No creo en los aprendizajes que dejan las tragedias. El dolor no sirve para descubrir cosas. Al contrario, ante la muerte de un ser querido por falta de un balón de oxígeno, o la quiebra de nuestros negocios, más que enseñanzas nos queda bronca. Reinventarse después de una catástrofe no se parece a completar una maratón, no es un reto que decidimos satisfacer. No es una escogencia, es una inevitabilidad.
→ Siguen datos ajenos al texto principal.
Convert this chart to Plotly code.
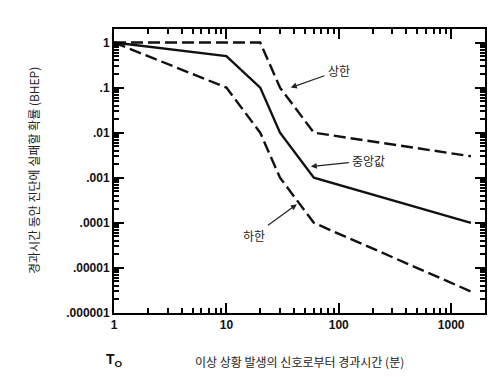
import plotly.graph_objects as go
import math

# Data
time_min = [1, 10, 20, 30, 60, 1500]
median = [1.0, 0.5, 0.1, 0.01, 0.001, 0.0001]
upper_t = [1, 20, 30, 60, 1500]
upper = [1.0, 1.0, 0.1, 0.01, 0.003]
lower_t = [1, 10, 20, 30, 60, 1500]
lower = [1.0, 0.1, 0.01, 0.001, 0.0001, 0.000003]

x_ticks = [1, 10, 100, 1000]
x_labels = ["1", "10", "100", "1000"]
y_ticks = [1, 0.1, 0.01, 0.001, 0.0001, 0.00001, 0.000001]
y_labels = ["1", ".1", ".01", ".001", ".0001", ".00001", ".000001"]

X_RANGE = [0, math.log10(2000)]
Y_RANGE = [-6, 0.3]

line_color = "#111111"
fig = go.Figure()
fig.add_trace(go.Scatter(x=upper_t, y=upper, mode="lines",
                         line=dict(color=line_color, width=2.4, dash="12px,5px"), name="상한"))
fig.add_trace(go.Scatter(x=time_min, y=median, mode="lines",
                         line=dict(color=line_color, width=2.4), name="중앙값"))
fig.add_trace(go.Scatter(x=lower_t, y=lower, mode="lines",
                         line=dict(color=line_color, width=2.4, dash="12px,5px"), name="하한"))

tickfont = dict(family="Liberation Sans", size=12, color="#111111")
kfont = dict(family="Noto Sans CJK KR", size=12, color="#222222")

fig.update_layout(
    width=496, height=377,
    margin=dict(l=106, r=19, t=21, b=72),
    paper_bgcolor="white", plot_bgcolor="white",
    showlegend=False,
)
minor_cfg = dict(ticks="inside", ticklen=5, tickwidth=1.5, tickcolor="black",
                 dtick="D1", showgrid=False)
fig.update_xaxes(type="log", range=X_RANGE, tickvals=x_ticks,
                 ticktext=["<b>%s</b>" % t for t in x_labels],
                 showgrid=False, zeroline=False, showline=True, linecolor="black",
                 linewidth=2, mirror="allticks", ticks="inside", ticklen=10,
                 tickcolor="black", tickwidth=2, tickfont=tickfont, minor=minor_cfg)
fig.update_yaxes(type="log", range=Y_RANGE, tickvals=y_ticks,
                 ticktext=["<b>%s</b>" % t for t in y_labels],
                 showgrid=False, zeroline=False, showline=True, linecolor="black",
                 linewidth=2, mirror="allticks", ticks="inside", ticklen=10,
                 tickcolor="black", tickwidth=2, tickfont=tickfont, minor=minor_cfg)

annos = [
    dict(text="상한", x=1.573, y=-1.0, ax=48, ay=-17),
    dict(text="중앙값", x=1.751, y=-2.75, ax=58, ay=-6),
    dict(text="하한", x=1.627, y=-3.59, ax=-43, ay=31),
]
for a in annos:
    fig.add_annotation(x=a["x"], y=a["y"], xref="x", yref="y", text=a["text"],
                       showarrow=True, ax=a["ax"], ay=a["ay"], arrowhead=2,
                       arrowsize=1, arrowwidth=1.2, arrowcolor="#222222",
                       font=kfont, standoff=0, startstandoff=2)

fig.add_annotation(text="이상 상황 발생의 신호로부터 경과시간 (분)", xref="paper", yref="paper",
                   x=0.5, y=-0.135, xanchor="center", yanchor="top", showarrow=False,
                   font=kfont)
fig.add_annotation(text="<b>T<sub>O</sub></b>", xref="paper", yref="paper",
                   x=0.0, y=-0.125, xanchor="center", yanchor="top", showarrow=False,
                   font=dict(family="Liberation Sans", size=14, color="#111111"))
fig.add_annotation(text="경과시간 동안 진단에 실패할 확률 (BHEP)", xref="paper", yref="paper",
                   x=-0.218, y=0.5, xanchor="center", yanchor="middle", showarrow=False,
                   textangle=-90, font=kfont)

fig.write_html("out.html")
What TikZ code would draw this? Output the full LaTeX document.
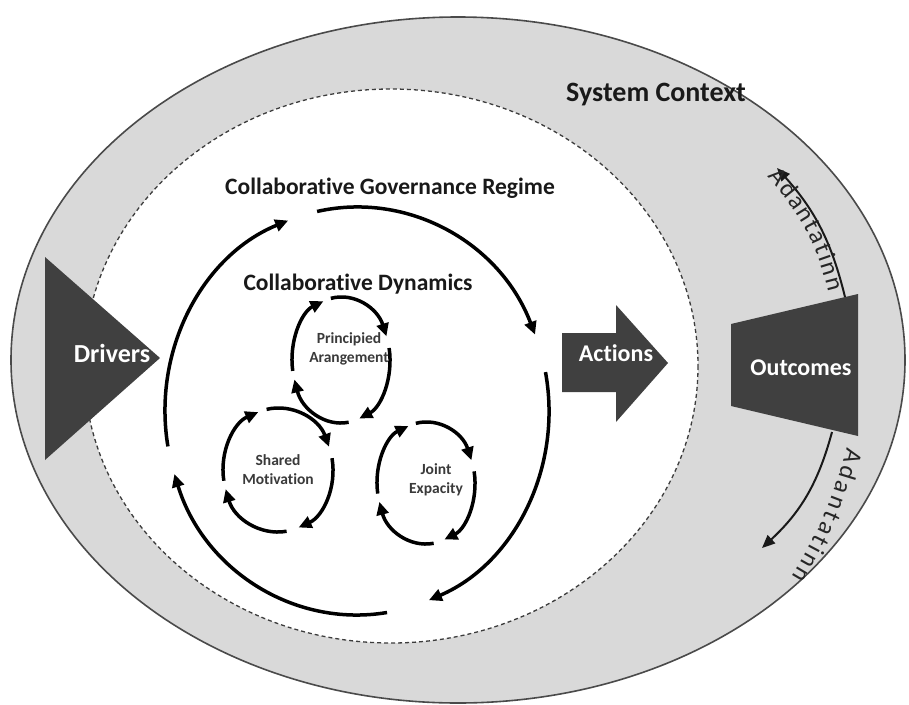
\documentclass[tikz,border=0pt]{standalone}
\usepackage{fontspec}
\setmainfont{Carlito}[Ligatures={NoCommon}]
\usetikzlibrary{arrows.meta,decorations.text}
\definecolor{ctxgray}{HTML}{D9D9D9}
\definecolor{darkfill}{HTML}{404040}
\definecolor{edgegray}{HTML}{4A4A4A}
\definecolor{dashgray}{HTML}{3C3C3C}
\definecolor{smalltxt}{HTML}{3A3A3A}
\newcommand\cyclearcs[4]{%
  \foreach \sa/\ea in {170/249,258/338,349/428,441/522}{%
    \draw[cycarrow] ({#1+#3*cos(\sa)},{#2+#4*sin(\sa)}) arc[start angle=\sa,end angle=\ea,x radius=#3,y radius=#4];
  }%
}
\begin{document}
\begin{tikzpicture}[x=1pt,y=-1pt,
  cycarrow/.style={line width=3.5pt,-{Triangle[length=13pt,width=12pt]}},
  shapefill/.style={fill=darkfill,draw=none},
  whitelabel/.style={text=white,font=\bfseries\fontsize{24}{28}\selectfont,inner sep=0pt},
  title/.style={text=black!90,font=\bfseries\fontsize{23.5}{28}\selectfont,inner sep=0pt},
  smalllabel/.style={text=smalltxt,font=\bfseries\fontsize{15.5}{19}\selectfont,align=center,inner sep=0pt},
  adaptarrow/.style={line width=2pt,draw=black!90,-{Triangle[length=13pt,width=11pt]}}
]
\useasboundingbox (0,0) rectangle (909,704);
\fill[white] (0,0) rectangle (909,704);
% system context
\draw[fill=ctxgray,draw=edgegray,line width=1.6pt] (458,360) ellipse[x radius=447,y radius=343];
% regime
\draw[fill=white,draw=dashgray,line width=1.3pt,dash pattern=on 4pt off 3pt] (391,366) ellipse[x radius=307,y radius=277];
% drivers
\fill[shapefill] (45,257) -- (160,358) -- (45,460) -- cycle;
\node[whitelabel,anchor=base,font=\bfseries\fontsize{26}{30}\selectfont] (drivers) at (112,362) {Drivers};
% actions
\fill[shapefill] (562,333) -- (616,333) -- (616,305) -- (668,363) -- (616,422) -- (616,392) -- (562,392) -- cycle;
\node[whitelabel,anchor=base] (actions) at (616,361) {Actions};
% outcomes
\fill[shapefill] (731,324) -- (858,294) -- (858,436) -- (731,406) -- cycle;
\node[whitelabel,anchor=base] (outcomes) at (801,375) {Outcomes};
% titles
\node[title,anchor=base,font=\bfseries\fontsize{28}{30}\selectfont] (sys) at (656,101) {System Context};
\node[title,anchor=base] (cgr) at (390,194) {Collaborative Governance Regime};
\node[title,anchor=base] (cd) at (358,290) {Collaborative Dynamics};
% cycles
\cyclearcs{357}{411}{192}{204}
\cyclearcs{341}{360}{49}{63}
\cyclearcs{278}{470}{55}{62}
\cyclearcs{426}{483}{49}{61}
\node[smalllabel] (pa) at (349,349) {Principied\\Arangement};
\node[smalllabel] (sm) at (278,470) {Shared\\Motivation};
\node[smalllabel] (je) at (436,480) {Joint\\Expacity};
% adaptation
\coordinate (upA) at (777,168);
\coordinate (upB) at (845,297);
\coordinate (loC) at (832,432);
\coordinate (loD) at (762,548);
\coordinate (loT1) at (845,447);
\coordinate (loT2) at (790,576);
\draw[adaptarrow] (upB) to[bend right=14] (upA);
\draw[adaptarrow] (loC) to[bend left=16] (loD);
\path[decorate,decoration={text along path,text color=black!85,raise=-13pt,text align=fit to path,
  text={|\fontsize{25}{25}\selectfont|Adantatinn}}] (upA) to[bend left=14] ([shift={(-4,-8)}]upB);
\path[decorate,decoration={text along path,text color=black!85,raise=2pt,text align=fit to path,
  text={|\fontsize{25}{25}\selectfont|Adantatinn}}] (loT1) to[bend left=8] (loT2);
\end{tikzpicture}
\end{document}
Y el descubrimiento de la vulnerabilidad, entonces, no es una lección de vida, sino un recordaris. No ha llegado como una luz para mostrarnos el camino, sino como una cachetada que nos despierta de un sueño de soberbia. El telón se ha levantado y hemos dejado de ser las estrellas que reciben aplausos de pie, para descubrirnos merecedores de un tomatazo en la cara por tan mala actuación.

El día en que se levantó parcialmente la cuarentena era julio. Hacía el frío que trae la humedad que en Lima siempre es salada, y cumplí el único capricho con el que había soñado durante tres meses de encierro: meterme al mar. No soy una persona marítima, pero recuerdo el día en que me puse la primera ropa de baño que encontré, bajé a la costa verde en medio de la neblina, me zambullí en el mar helado y me puse a nadar. Me alejé de la orilla lo suficiente para ver la ciudad, para sentir que estaba en medio de la nada. Respiré profundo, sin temor y boté el aire haciendo burbujas. Y me sentí pequeña, terriblemente insignificante. Dejé que las olas me arrullaran mientras pensaba que este planeta no es nuestro, que es de ese océano que cubre más del 70% de su superficie. Que hemos usurpado y maltratado esa inmensidad que hoy nos mira con condescendencia, levantando un poco la comisura derecha de su boca, que son olas.

Y me encontré con el verdadero significado de la vulnerabilidad, con el sentido de nuestra propia pequeñez. No, la vida no nos está dando una clase maestra, esto, más bien, es una tremenda dosis de ubicaína. Ojalá fuéramos capaces de darnos cuenta… Feliz 2021, por cierto.